Stupidest “Adult manners” you’ve heard.

Having worked in Japan full time for 3 years now, I’ve heard a lot of 社会人のマナーとして in the workplace, but the one that threw me over the edge (and made me write this post) was when I got in trouble today for stapling pages together with the staple being horizontal and not diagonal. Holy. Shit. I almost laughed in my bosses’ face when she said that to me. I even asked her what the reason for that is, and she literally just said 社会人のマナーです.

So, I’m interested to hear what some of the stupidest “manners” you’ve all heard during your time living in Japan. Please give me some entertaining reads while I contemplate my life in Japan…

Edit: I’m glad I made this post, these stories you all have are hilarious. May we all learn to be upstanding citizens.

27 comments
  1. The same thing has happened to me.

    Also have gotten in trouble for handing my meishi to a customer with a (narrow) table in between us- even though it was done very properly with both hands ofc.
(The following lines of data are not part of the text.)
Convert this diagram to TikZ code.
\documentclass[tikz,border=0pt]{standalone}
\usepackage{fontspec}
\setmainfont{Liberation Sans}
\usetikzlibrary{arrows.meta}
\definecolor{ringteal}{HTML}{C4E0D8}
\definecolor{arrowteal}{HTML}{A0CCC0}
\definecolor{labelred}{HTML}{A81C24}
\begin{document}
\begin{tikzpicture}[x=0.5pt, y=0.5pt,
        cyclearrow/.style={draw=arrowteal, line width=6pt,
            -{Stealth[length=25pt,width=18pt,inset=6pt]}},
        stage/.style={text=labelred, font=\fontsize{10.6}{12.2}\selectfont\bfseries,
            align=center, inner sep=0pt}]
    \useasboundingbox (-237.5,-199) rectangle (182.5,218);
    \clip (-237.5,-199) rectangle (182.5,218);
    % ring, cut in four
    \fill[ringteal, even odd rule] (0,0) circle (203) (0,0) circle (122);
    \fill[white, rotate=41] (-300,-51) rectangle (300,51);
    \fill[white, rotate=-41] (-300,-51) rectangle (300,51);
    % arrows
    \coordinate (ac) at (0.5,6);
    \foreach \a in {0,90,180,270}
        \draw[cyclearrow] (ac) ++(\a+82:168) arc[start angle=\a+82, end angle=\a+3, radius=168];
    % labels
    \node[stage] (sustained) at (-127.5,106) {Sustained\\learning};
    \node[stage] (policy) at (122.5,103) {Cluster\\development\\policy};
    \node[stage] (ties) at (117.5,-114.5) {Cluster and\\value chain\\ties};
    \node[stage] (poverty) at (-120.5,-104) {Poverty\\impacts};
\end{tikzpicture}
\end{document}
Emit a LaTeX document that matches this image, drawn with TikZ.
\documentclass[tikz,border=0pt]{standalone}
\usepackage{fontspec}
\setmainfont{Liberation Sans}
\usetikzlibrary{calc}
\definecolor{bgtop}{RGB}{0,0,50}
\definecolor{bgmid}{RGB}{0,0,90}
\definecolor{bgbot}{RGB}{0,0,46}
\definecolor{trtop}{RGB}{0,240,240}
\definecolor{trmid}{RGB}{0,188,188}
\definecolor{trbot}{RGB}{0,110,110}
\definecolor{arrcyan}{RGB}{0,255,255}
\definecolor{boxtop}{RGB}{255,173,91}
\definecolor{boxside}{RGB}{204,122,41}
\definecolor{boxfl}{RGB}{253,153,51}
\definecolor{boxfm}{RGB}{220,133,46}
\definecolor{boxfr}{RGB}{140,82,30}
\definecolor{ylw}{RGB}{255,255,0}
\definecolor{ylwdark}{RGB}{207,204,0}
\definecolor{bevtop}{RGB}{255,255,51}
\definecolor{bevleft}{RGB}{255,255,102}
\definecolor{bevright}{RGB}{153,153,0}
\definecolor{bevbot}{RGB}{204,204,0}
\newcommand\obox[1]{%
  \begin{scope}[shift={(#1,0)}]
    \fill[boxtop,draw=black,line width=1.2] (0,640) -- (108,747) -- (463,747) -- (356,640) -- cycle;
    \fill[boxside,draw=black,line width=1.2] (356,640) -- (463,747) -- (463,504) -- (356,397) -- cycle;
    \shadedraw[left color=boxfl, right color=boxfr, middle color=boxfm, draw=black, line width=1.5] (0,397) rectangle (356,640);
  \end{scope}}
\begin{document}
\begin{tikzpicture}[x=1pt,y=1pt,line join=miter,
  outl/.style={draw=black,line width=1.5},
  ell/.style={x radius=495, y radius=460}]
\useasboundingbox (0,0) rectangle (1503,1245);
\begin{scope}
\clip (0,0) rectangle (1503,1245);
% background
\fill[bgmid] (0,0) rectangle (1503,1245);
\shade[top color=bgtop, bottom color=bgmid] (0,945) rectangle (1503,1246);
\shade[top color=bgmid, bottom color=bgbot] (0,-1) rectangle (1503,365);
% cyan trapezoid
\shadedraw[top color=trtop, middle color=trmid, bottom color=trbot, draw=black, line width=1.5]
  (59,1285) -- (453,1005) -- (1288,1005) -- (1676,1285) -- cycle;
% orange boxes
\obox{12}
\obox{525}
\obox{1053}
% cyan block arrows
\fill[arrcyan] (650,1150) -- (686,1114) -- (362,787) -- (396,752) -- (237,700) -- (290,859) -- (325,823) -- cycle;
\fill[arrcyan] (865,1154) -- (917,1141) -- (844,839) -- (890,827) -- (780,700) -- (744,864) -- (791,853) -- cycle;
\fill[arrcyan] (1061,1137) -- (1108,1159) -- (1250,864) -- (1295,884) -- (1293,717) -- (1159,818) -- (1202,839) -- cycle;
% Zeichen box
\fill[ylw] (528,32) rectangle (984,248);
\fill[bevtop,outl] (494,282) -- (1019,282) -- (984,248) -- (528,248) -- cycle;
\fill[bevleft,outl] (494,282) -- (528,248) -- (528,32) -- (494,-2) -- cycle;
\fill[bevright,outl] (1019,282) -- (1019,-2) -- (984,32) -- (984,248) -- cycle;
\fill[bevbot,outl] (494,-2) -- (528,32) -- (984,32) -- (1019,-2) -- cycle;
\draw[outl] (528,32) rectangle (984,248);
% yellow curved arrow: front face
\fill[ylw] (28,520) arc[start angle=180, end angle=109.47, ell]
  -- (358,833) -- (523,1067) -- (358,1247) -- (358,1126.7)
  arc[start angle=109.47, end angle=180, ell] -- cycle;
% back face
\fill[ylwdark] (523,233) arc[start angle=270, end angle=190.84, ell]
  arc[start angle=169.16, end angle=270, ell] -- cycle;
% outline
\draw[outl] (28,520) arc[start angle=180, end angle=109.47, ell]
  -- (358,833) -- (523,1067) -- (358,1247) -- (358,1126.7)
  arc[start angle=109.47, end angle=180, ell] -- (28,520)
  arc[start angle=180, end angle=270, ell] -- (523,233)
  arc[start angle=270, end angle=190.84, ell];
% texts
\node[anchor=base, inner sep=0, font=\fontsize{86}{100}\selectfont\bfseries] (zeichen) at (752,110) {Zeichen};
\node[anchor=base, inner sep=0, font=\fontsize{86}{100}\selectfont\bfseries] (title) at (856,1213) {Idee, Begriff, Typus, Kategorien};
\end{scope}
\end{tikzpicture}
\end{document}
Oops.

    And got a long lecture by pouring beer for my boss with the beer bottle label facing sideways (should be facing up).

    I’ve also been warned that people of the opposite gender should not go to lunch or get a coffee alone together, because it would look sketchy.

    But I think the funniest was that it’s rude to use keyboard shortcuts for the お世話になっております and よろしくお願い致します in emails, because it’s not respectful towards the customer. I was told I should type it out every time- as if they could tell the difference.

  2. When I started working I actually got told off once before, by a Japanese colleague, when I did the same thing

    Been stapling it the “proper way” ever since

    Other business/社会人 faux paus:

    * Kanpai-ing with my glass higher than my superiors
    * Not having the correct level of foam after pouring beers (and also having to continuously look at the bosses/client’s glasses like a hawk to make sure to top it up if it fell below a certain level lol)
    * Not lining up clients’ meishi on the desk in a certain order (can be either horizontal or vertical but has to be from most senior to most junior) during meetings (gets confusing when you have 2 or 3 guys with the same 部長 or GM title)
    * Not bringing your laptop home (edit: expected to respond to clients’ needs after hours although this can already be somewhat done on the company phone)
    * Not printing out the presentation slides and bringing a physical pen and notebook to a meeting (deemed as “looking unprepared” even though its all on the laptop)
    * When printing out A3-sized documents it needs to be in that particular “z-fold”
    * Don’t be late or skip work after a super heavy night of drinking or some crazy shenanigans even if your Japanese colleagues are drunk as hell and say “ahhh I’ll go in late tomorrow” or “ahhh im gonna take a day off tomorrow” – you may think all of you are in agreement but they will be there seated by 9am and working normally, as if last night never happened

    Edit: Just remembered a few others –

    * Don’t forget setting up the jizen (pre) meetings! Arranging a pre-meeting for a meeting to “align” / let your superiors know what the meeting is about even though the agenda is already in the email
    * Have not experienced this myself but I have heard stories of some superiors being pretty fixated on how you input the names/addressees of recipients for emails (got to start from most senior to most junior)
    * Ensuring that your desk is spick and span before leaving, seniors guys would walk by and if they spotted a messy desk they’ll stop by the desk for a second and make a comment like “kitanai ne” before moving on
    * Having to lug around an old school metal briefcase when carrying “sensitive” docs/printouts as putting it in your normal work bag would give a bad image to clients (“not treating sensitive information with enough care”) even though that metal briefcase attracts more attention than a normal bag
    * The brushing of teeth and finishing mouthwash gargle after lunch, after smoke breaks and before meetings (everyone carries the travel toothbrush case)
    * Having to include a phrase similar to ご迷惑をおかけして申し訳ございません in your email to the entire department (or at the very least, your team) if you have fallen sick and can’t come in to work or take PTO

    Overall, I won’t say it was a bad experience working at a nikkei. Definitely silly at times but now that I think back it was interesting and worth the occasional chuckle

  3. When I worked at a really small-sized company, I was berated for not profusely thanking the company president for how gracious he was in letting me take PTO.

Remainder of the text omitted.